If you really want a job, research important figures in the company. Find out who is in charge of hiring, who heads the department you’re applying for, and who is the president, vice president, etc. Mail resumes printed on quality paper to these people with a cover letter. It will show you’ve done your research and will increase the likelihood that your resume will get passed along if you’re qualified for the job.

typing

[Image by Jacob Botter]

4. Be concise.

You don’t have to share your life story to prove you’re right for the job. Try to limit your resume to one page by only including relevant positions and details. Also, you want to show your worth as quickly as possible, so put your most important points toward the top of your resume. Even if the person who receives your resume merely skims through the beginning, you’ll still get across what’s important.

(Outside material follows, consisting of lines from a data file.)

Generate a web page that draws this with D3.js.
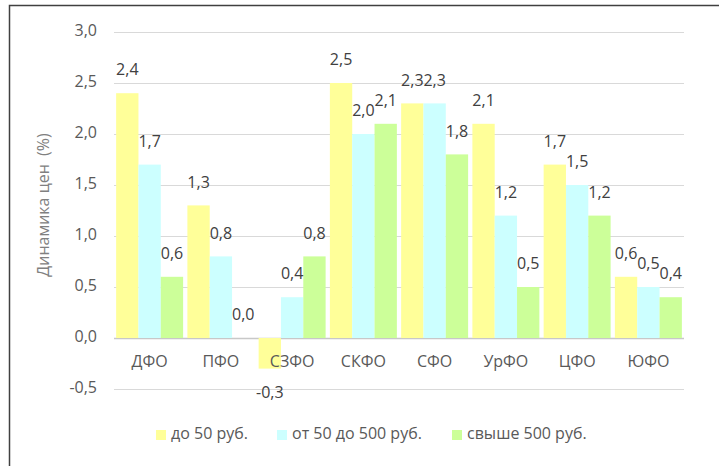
<!DOCTYPE html>
<html>
<head>
<meta charset="utf-8">
<script src="https://cdn.jsdelivr.net/npm/d3@7"></script>
<style>
  body { margin: 0; background: #fff; }
  svg { font-family: "Open Sans", "Noto Sans", sans-serif; }
</style>
</head>
<body>
<svg width="719" height="466"></svg>
<script>
// data
const regions = ["ДФО", "ПФО", "СЗФО", "СКФО", "СФО", "УрФО", "ЦФО", "ЮФО"];
const seriesNames = ["до 50 руб.", "от 50 до 500 руб.", "свыше 500 руб."];
const upTo50 = [2.4, 1.3, -0.3, 2.5, 2.3, 2.1, 1.7, 0.6];
const from50to500 = [1.7, 0.8, 0.4, 2.0, 2.3, 1.2, 1.5, 0.5];
const over500 = [0.6, 0.0, 0.8, 2.1, 1.8, 0.5, 1.2, 0.4];
const yTicks = [-0.5, 0, 0.5, 1, 1.5, 2, 2.5, 3];
const colors = ["#ffff99", "#ccffff", "#ccff99"];

const series = [upTo50, from50to500, over500];
const fmt = (v) => v.toFixed(1).replace(".", ",");
const fs = 16;

const svg = d3.select("svg");

// chart frame (left + top visible)
svg.append("path")
  .attr("d", "M9.5,466 V5.5 H719")
  .attr("fill", "none")
  .attr("stroke", "#404040")
  .attr("stroke-width", 1.5);

// cut-off title glyph at top
svg.append("text")
  .attr("x", 56)
  .attr("y", -4)
  .attr("fill", "#2e5da8")
  .attr("font-weight", "bold")
  .attr("font-size", 16)
  .text("у");

const x = d3.scaleBand().domain(regions).range([114, 684]).paddingInner(0.06).paddingOuter(0.03);
const xs = d3.scaleBand().domain([0, 1, 2]).range([0, x.bandwidth()]);
const y = d3.scaleLinear().domain([-0.5, 3]).range([389, 32]);

// gridlines
svg.append("g")
  .selectAll("line")
  .data(yTicks)
  .join("line")
  .attr("x1", 114)
  .attr("x2", 684)
  .attr("y1", (d) => Math.round(y(d)) + 0.5)
  .attr("y2", (d) => Math.round(y(d)) + 0.5)
  .attr("stroke", (d) => (d === 0 ? "#c8c8c8" : "#d9d9d9"))
  .attr("stroke-width", (d) => (d === 0 ? 1.5 : 1));

// y tick labels
svg.append("g")
  .selectAll("text")
  .data(yTicks)
  .join("text")
  .attr("x", 97)
  .attr("y", (d) => y(d))
  .attr("text-anchor", "end")
  .attr("dominant-baseline", "middle")
  .attr("font-size", fs)
  .attr("fill", "#595959")
  .text(fmt);

// bars
const groups = svg.append("g")
  .selectAll("g")
  .data(regions)
  .join("g")
  .attr("transform", (d) => "translate(" + x(d) + ",0)");

groups.selectAll("rect")
  .data((d, i) => series.map((s, k) => ({ k, v: s[i] })))
  .join("rect")
  .attr("x", (d) => xs(d.k))
  .attr("width", xs.bandwidth())
  .attr("y", (d) => y(Math.max(0, d.v)))
  .attr("height", (d) => Math.abs(y(d.v) - y(0)))
  .attr("fill", (d) => colors[d.k]);

// value labels
groups.selectAll("text")
  .data((d, i) => series.map((s, k) => ({ k, v: s[i] })))
  .join("text")
  .attr("x", (d) => xs(d.k) + xs.bandwidth() / 2)
  .attr("y", (d) => (d.v < 0 ? y(d.v) + 25 : y(d.v) - 22))
  .attr("text-anchor", "middle")
  .attr("dominant-baseline", "middle")
  .attr("font-size", fs)
  .attr("fill", "#404040")
  .text((d) => fmt(d.v));

// category labels
svg.append("g")
  .selectAll("text")
  .data(regions)
  .join("text")
  .attr("x", (d) => x(d) + x.bandwidth() / 2)
  .attr("y", 363)
  .attr("text-anchor", "middle")
  .attr("dominant-baseline", "middle")
  .attr("font-size", fs)
  .attr("fill", "#595959")
  .text((d) => d);

// y axis title
svg.append("text")
  .attr("transform", "translate(45,205) rotate(-90)")
  .attr("text-anchor", "middle")
  .attr("dominant-baseline", "middle")
  .attr("font-size", fs)
  .attr("fill", "#808080")
  .attr("xml:space", "preserve")
  .text("Динамика цен  (%)");

// legend
const legendX = [156, 277, 452];
const legend = svg.append("g")
  .selectAll("g")
  .data(seriesNames)
  .join("g")
  .attr("transform", (d, i) => "translate(" + legendX[i] + ",435)");

legend.append("rect")
  .attr("x", 0)
  .attr("y", -5)
  .attr("width", 10)
  .attr("height", 10)
  .attr("fill", (d, i) => colors[i]);

legend.append("text")
  .attr("x", 15)
  .attr("y", 0)
  .attr("dominant-baseline", "middle")
  .attr("font-size", fs)
  .attr("fill", "#595959")
  .text((d) => d);
</script>
</body>
</html>
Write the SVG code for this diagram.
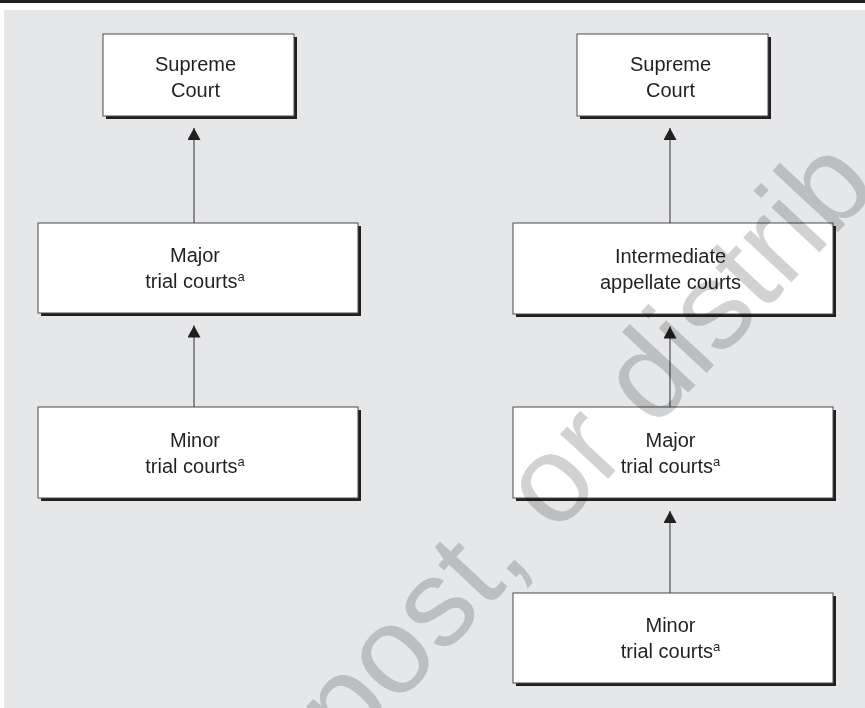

Another good practice is to read over your resume after it’s written to see if unnecessary words can be deleted or if anything can be written in fewer words. This editing will help you stay most concise and take out any fluff.

5. Use strong verbs.

Making sure your verbs are strong will not only add a punch to your statements, but it will also help you be concise. Try to avoid linking verbs like is, are, was, were and use action verbs instead. For example, “Was responsible for volunteer training,” is lengthier and less effective than, “Coordinated volunteer training.”

Numbers

[Image by Ken Teegardin]

6. Let the stats show.

Companies appreciate quantifiable results. If your action helped increase sales, bring in referrals, or decrease expenses, give the numbers to prove it. It gives the employer a concrete way to judge your performance. Plus, on a page full of words, numbers tend to stand out and call attention to your specific achievements.

7. Use key words from the company’s job posting, mission statement, and website.
When companies list certain skills, experiences, or missions that they want their employees to have, use your resume to prove you fill those shoes. Integrate wording from the job posting into your resume, and give evidence that you have the specific skills the company is looking for. People tend to be drawn to others who are a bit like themselves, so showing that you line up with the company may attract attention to your resume. At the least, it will show that you are aware of the job responsibilities and that you took the time to research the company’s mission and values on its website.

Resume Clichés

In the attempt to sound like the ideal employee, we sometimes fall into the trap of using expressions and phrases that everyone is using, and, in effect, causing our resumes to get lost in the shuffle. Here are some common phrases that hiring professionals are tired of reading:

Resume Clichés to stop using… now.

“Team player”
“Strong communication and organizational skills”
“I’m passionate about…”
“Strong work ethic”
“I have a proven track record of success”
“Self-starter”
“Highly motivated”

Now, this list doesn’t mean that companies are not looking for team players or strong communicators, but it does mean that your resume needs less of the what and more of the how in your statements. Try replacing overused wording with concrete, specific examples that demonstrate how you possess that quality instead of just declaring it to be true. If you have a proven track record, just give the information to prove it instead of using a general statement that doesn’t actually show your value.

Now that you’ve got a few resume tips under your belt, get writing! And remember…don’t try to be someone else on your resume. Be you, show off why you’re an asset, and don’t copy from the Internet. Only your original words can express why you are truly right for a job.